Given request: Repeat exactly, please, the lines that begin at the start of the listing and end at the line holding "from matplotlib.ticker import MultipleLocator".

Charts and diagrams as code
+++++
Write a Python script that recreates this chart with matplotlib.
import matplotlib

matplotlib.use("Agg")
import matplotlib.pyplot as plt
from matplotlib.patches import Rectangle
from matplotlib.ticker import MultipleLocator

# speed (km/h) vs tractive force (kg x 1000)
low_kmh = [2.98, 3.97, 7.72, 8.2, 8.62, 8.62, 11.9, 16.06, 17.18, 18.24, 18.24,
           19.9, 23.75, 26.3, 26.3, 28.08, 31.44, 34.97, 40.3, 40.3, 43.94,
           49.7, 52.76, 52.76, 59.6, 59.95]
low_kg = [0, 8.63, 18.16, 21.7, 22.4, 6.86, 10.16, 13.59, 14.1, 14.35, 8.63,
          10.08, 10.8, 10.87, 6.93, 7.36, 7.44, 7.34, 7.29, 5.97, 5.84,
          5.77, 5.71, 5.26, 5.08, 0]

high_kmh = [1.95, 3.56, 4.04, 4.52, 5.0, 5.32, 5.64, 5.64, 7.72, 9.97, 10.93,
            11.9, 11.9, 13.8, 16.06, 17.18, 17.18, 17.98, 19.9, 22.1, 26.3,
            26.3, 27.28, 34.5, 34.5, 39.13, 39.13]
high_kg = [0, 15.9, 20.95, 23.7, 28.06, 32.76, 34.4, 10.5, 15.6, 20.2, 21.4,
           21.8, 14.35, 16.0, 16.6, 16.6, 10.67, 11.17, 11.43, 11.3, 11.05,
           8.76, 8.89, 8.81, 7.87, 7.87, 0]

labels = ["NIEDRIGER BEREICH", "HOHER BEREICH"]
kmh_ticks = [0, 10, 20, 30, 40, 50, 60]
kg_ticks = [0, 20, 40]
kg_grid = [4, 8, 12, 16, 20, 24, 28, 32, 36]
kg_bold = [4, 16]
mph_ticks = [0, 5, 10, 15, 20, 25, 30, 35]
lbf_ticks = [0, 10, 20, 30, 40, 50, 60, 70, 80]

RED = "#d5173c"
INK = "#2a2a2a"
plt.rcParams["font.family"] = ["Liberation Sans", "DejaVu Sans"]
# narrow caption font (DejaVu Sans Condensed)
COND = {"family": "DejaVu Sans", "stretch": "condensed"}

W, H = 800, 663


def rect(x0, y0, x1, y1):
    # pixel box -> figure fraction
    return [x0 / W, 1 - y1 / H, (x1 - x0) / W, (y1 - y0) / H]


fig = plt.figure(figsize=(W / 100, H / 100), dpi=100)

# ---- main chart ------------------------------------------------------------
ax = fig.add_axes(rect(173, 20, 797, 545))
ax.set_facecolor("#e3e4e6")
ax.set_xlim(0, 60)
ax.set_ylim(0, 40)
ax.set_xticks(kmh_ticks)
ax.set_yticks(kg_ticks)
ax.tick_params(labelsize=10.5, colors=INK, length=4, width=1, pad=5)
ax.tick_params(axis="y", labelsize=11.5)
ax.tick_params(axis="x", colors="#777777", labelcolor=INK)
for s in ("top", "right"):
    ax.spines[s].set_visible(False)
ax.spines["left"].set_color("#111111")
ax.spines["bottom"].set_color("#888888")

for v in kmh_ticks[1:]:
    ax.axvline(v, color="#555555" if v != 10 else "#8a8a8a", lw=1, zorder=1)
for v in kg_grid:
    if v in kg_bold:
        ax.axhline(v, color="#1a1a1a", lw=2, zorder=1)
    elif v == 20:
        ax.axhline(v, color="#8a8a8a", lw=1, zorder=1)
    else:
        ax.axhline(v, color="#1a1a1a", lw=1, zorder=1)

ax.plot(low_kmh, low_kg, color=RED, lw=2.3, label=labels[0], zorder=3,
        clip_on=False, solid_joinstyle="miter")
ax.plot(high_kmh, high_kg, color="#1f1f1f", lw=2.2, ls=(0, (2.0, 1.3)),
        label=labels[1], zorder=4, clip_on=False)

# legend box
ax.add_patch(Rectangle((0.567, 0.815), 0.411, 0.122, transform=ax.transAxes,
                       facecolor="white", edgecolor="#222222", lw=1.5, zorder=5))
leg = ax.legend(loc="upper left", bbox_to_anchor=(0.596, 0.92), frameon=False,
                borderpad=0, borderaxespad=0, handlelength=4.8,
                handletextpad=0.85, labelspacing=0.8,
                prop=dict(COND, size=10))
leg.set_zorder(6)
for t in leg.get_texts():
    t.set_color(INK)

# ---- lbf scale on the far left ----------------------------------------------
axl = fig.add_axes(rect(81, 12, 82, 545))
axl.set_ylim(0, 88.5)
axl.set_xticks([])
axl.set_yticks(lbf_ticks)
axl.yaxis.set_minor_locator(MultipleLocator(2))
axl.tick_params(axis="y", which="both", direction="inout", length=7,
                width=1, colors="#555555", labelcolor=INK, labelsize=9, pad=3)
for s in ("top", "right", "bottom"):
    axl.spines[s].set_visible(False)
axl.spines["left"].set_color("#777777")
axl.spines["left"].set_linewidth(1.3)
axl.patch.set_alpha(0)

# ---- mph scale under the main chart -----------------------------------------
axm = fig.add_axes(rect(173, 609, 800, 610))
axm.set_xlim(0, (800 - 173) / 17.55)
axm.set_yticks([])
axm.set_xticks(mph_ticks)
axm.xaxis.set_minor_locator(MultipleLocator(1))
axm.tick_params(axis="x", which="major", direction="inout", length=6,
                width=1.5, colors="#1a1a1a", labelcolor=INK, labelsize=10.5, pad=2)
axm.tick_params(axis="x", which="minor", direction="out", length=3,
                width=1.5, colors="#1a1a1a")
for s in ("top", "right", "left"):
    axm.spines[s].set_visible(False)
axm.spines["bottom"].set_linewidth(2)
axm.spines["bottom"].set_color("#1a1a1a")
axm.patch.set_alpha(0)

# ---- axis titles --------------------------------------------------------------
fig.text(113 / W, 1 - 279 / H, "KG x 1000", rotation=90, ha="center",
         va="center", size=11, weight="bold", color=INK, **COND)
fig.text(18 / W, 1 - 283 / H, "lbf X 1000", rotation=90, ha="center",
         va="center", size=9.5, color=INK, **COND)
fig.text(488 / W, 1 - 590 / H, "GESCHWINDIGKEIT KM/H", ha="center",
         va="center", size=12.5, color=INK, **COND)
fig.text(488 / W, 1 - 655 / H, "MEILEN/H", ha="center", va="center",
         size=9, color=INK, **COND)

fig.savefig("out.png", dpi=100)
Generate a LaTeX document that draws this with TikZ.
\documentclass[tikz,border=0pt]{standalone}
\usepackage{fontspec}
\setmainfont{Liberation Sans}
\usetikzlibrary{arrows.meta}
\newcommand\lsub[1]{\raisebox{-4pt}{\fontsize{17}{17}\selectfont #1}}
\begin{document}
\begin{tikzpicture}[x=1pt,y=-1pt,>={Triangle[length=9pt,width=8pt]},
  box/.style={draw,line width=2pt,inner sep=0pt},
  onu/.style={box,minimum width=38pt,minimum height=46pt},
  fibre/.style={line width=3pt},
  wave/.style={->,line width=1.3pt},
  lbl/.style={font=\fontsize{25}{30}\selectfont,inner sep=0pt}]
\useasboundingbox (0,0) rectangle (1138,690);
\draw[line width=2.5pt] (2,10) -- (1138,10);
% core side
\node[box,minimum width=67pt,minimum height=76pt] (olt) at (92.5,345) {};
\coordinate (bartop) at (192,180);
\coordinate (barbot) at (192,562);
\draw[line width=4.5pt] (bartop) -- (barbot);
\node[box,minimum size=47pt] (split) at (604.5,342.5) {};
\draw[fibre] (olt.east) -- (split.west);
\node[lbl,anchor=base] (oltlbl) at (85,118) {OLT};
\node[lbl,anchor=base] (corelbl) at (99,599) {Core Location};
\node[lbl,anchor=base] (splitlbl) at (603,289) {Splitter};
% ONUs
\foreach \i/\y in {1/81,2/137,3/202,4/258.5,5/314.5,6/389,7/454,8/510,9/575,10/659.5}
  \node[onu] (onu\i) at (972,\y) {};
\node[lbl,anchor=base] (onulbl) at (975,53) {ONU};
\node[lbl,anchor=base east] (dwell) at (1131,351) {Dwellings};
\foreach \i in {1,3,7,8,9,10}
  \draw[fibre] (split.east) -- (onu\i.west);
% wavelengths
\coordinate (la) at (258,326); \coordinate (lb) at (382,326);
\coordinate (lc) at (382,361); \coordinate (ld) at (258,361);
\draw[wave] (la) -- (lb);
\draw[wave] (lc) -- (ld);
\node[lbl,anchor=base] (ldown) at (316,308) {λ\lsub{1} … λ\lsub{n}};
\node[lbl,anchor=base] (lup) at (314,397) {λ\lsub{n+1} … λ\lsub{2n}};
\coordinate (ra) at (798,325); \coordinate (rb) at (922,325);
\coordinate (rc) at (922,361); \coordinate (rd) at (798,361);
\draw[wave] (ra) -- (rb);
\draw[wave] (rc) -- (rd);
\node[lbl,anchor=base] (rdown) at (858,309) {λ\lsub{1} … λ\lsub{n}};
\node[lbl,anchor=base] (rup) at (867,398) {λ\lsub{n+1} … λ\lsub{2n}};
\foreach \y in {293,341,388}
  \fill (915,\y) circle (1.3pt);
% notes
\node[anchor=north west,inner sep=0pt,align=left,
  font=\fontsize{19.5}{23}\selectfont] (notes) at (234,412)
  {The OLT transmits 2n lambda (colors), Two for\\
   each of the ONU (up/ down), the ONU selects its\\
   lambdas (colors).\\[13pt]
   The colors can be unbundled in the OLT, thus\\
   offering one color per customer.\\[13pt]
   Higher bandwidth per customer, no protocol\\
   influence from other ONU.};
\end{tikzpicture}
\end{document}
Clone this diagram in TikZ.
+++++
Reply:
Write a Python script that recreates this chart with matplotlib.
import matplotlib

matplotlib.use("Agg")
import matplotlib.pyplot as plt
from matplotlib.patches import Rectangle
from matplotlib.ticker import MultipleLocator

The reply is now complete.